Les jeunes sont pleins de préjugés. Lorsqu'ils ont su que je les accompagnais à l'escalade, ils m'ont demandé : "Mais vous zallez pas grimper quand même, Madame?"; et comment que je vais grimper, mon biquet! Face à tant d'enthousiame, j'ai noté dans leur regard un mélange de scepticisme et d'ironie... Ahahah, quelle ne fut pas leur surprise de me voir monter (ou être parfois propulsée par la descente de mon partenaire de grimpette), descendre (de façon parfois un peu imprévue mais toujours classieuse), monter, descendre, monter, descendre... La surprise a laissé place à l'admiration la plus totale lorsque, dans un moment de folie et d'inconscience certainement dû à un shoot d'endorphine, je me suis précipitée pour tenter "L'ARCHE" et que j'en ai traversé plus de la moitié. Faut dire que je me suis donnée du mal et je crois même avoir mis au point une méthode que je devrais bientôt breveter; il s'agit de solliciter tout le corps : les mains et les pieds bien-sûr, mais aussi (et surtout) les mollets, les poignets, les dents, les cheveux, les seins...

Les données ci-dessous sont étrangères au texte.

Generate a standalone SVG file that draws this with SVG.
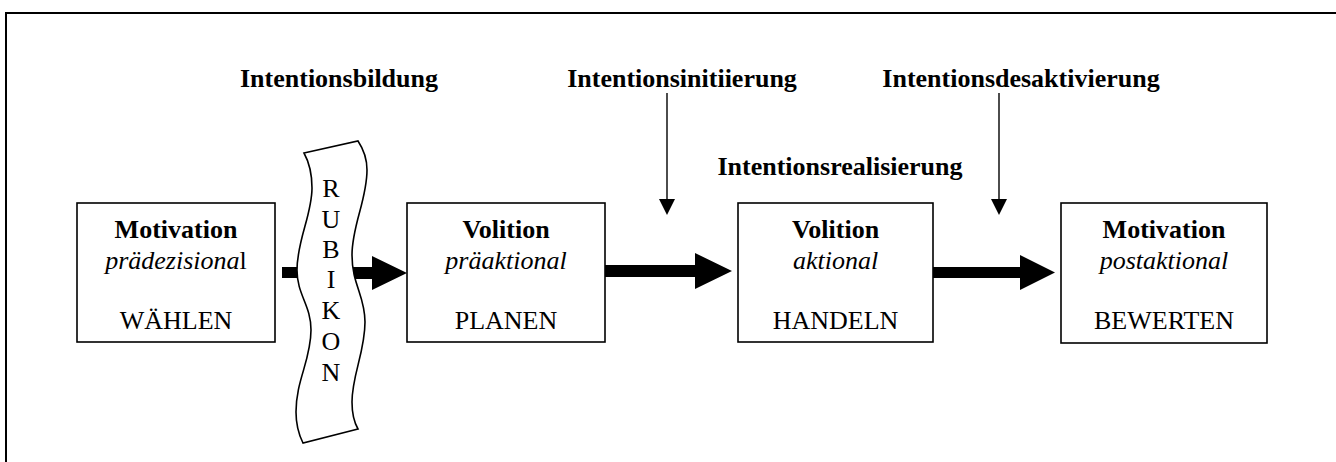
<svg xmlns="http://www.w3.org/2000/svg" width="1336" height="462" viewBox="0 0 1336 462">
<style>
.box{fill:#fff;stroke:#000;stroke-width:1.6}
.t{font-family:"Liberation Serif","Times New Roman",serif;font-size:26px;fill:#000;text-anchor:middle}
.b{font-weight:bold}
.i{font-style:italic}
.thin{stroke:#000;stroke-width:1.4;fill:none}
.fill{fill:#000;stroke:none}
</style>
<rect x="0" y="0" width="1336" height="462" fill="#fff"/>
<path d="M6,462 V13 H1336" fill="none" stroke="#000" stroke-width="2"/>

<g id="labels">
<text class="t b" x="339" y="87">Intentionsbildung</text>
<text class="t b" x="682" y="87">Intentionsinitiierung</text>
<text class="t b" x="840" y="175">Intentionsrealisierung</text>
<text class="t b" x="1021" y="87">Intentionsdesaktivierung</text>
</g>

<g id="connectors">
<line class="thin" x1="667" y1="93" x2="667" y2="200"/>
<polygon class="fill" points="659,199 675,199 667,215"/>
<line class="thin" x1="999" y1="93" x2="999" y2="200"/>
<polygon class="fill" points="991,199 1007,199 999,215"/>
<rect class="fill" x="282" y="267" width="20" height="11"/>
<polygon class="fill" points="350,267 372,267 372,256 407,273 372,290 372,279 350,279"/>
<polygon class="fill" points="605,265 695,265 695,253 732,271 695,289 695,277 605,277"/>
<polygon class="fill" points="933,267 1020,267 1020,255 1055,272.5 1020,290 1020,278 933,278"/>
</g>

<g id="rubikon">
<path d="M304,153 L358,141 C364,150 367,160 367,170 C367,200 352,225 352,255 C352,285 365,295 365,322 C365,352 352,375 352,402 C352,415 354,422 358,429 L303,443 C299,435 296,425 296,412 C296,380 311,360 311,330 C311,305 297,295 297,270 C297,240 312,215 312,188 C312,172 309,162 304,153 Z" fill="#fff" stroke="#000" stroke-width="1.6"/>
<text class="t" x="331" y="197">R</text>
<text class="t" x="331" y="228">U</text>
<text class="t" x="331" y="258">B</text>
<text class="t" x="331" y="288">I</text>
<text class="t" x="331" y="319">K</text>
<text class="t" x="331" y="350">O</text>
<text class="t" x="331" y="381">N</text>
</g>

<g id="box1">
<rect class="box" x="77" y="203" width="198" height="139"/>
<text class="t b" x="176" y="238">Motivation</text>
<text class="t" x="176" y="269"><tspan class="i">prädezisiona</tspan>l</text>
<text class="t" x="176" y="329">WÄHLEN</text>
</g>

<g id="box2">
<rect class="box" x="407" y="203" width="198" height="139"/>
<text class="t b" x="506" y="238">Volition</text>
<text class="t i" x="506" y="269">präaktional</text>
<text class="t" x="506" y="329">PLANEN</text>
</g>

<g id="box3">
<rect class="box" x="738" y="203" width="195" height="139"/>
<text class="t b" x="835.5" y="238">Volition</text>
<text class="t i" x="835.5" y="269">aktional</text>
<text class="t" x="835.5" y="329">HANDELN</text>
</g>

<g id="box4">
<rect class="box" x="1061" y="203" width="206" height="140"/>
<text class="t b" x="1164" y="238">Motivation</text>
<text class="t i" x="1164" y="269">postaktional</text>
<text class="t" x="1164" y="329">BEWERTEN</text>
</g>
</svg>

Je suis partie auréolée de gloire et d'une aura de dangerosité, ils savent désormais que je peux lancer la jambe très haut et qu'en cas de conflit, ça peut leur faire très mal... Ce qu'ils ne savent pas, par contre, c'est que le soir-même, incapable de tenir un verre, j'ai dû boire mes shooters vodka-macadamia à la paille; que le lendemain, mon "mur" de jogging ne s'est pas déclenché au kilomètre 10 mais dès la première foulée; que le surlendemain, je n'ai juste pas pû me lever, et que pour tourner les pages de mon livre, j'ai dû souffler dessus avec ma paille du vendredi soir.
J'ai donc été obligée de passer la journée avec "
Les Monstres de Templeton" de
Lauren Groff et j'en ai presque oublié la douleur (j'ai bien dit "presque"). Willie, après des aventures amoureuses rocambolesques, revient à Templeton se réfugier chez sa Môman, ex-hippie héritière du fondateur de la ville. Elle pense pouvoir s'y enterrer un temps, se faire oublier... Mais c'est sans compter les révélations de maman qui lui annonce que, contrairement à ce qu'elle lui a toujours dit, elle n'est pas la fille d'un hyppie indéterminé mais d'un membre de la communauté de Templeton, lui aussi descendant du fondateur de la ville. Willie part donc à la recherche de ce père en remontant le temps et en retraçant l'histoire intime de ses ancêtres.
C'est GENIALLLLLLLLL!!! En parallèle de l'histoire de Willie, de ses retrouvailles avec sa mère, avec Templeton et ses figures attachantes (les joyeux joggers, l'ex-beau gosse, l'ex-moche gosse, les anciennes rivales de lycée...), de sa relation avec sa meilleure amie, il y a l'histoire de la quête. L'auteure, ultra douée, nous plonge dans le passé en multipliant les voix narratives. Les ancêtres prennent la parole, soit en racontant directement un moment important de leur vie en lien avec la quête de Willie, soit au travers d'un échange épistolaire. Ca a l'air compliqué comme ça mais je vous garantis que si moi je comprends, tout le monde comprend! Et à chaque pas dans la généalogie, Willie revoit son arbre et rajoute des noms, des branches, des liens...On peut s'y référer lorsqu'on a un doute.
Il me reste cent pages à lire, je ne sais pas qui est le père de Willie, je ne sais pas si il va y avoir un twist, une révélation de la mort qui tue et je vous avouerais que je m'en fiche un peu tant je suis bien avec les personnages, tant je suis bien dans cette ambiance qui mêle présent et passé, futilité et quête fondamentale des origines; j'aime remonter le temps avec notre héroïne et ses compagnons, j'aime les tranches de vie des ancêtres, des colons, des esclaves, des indiens...
Et le monstre me direz-vous ? La découverte de son corps mort à la surface du lac aux premières pages du roman début est surement la métaphore du lourd secret qui remonte à la surface... Mais quel secret? Dive in!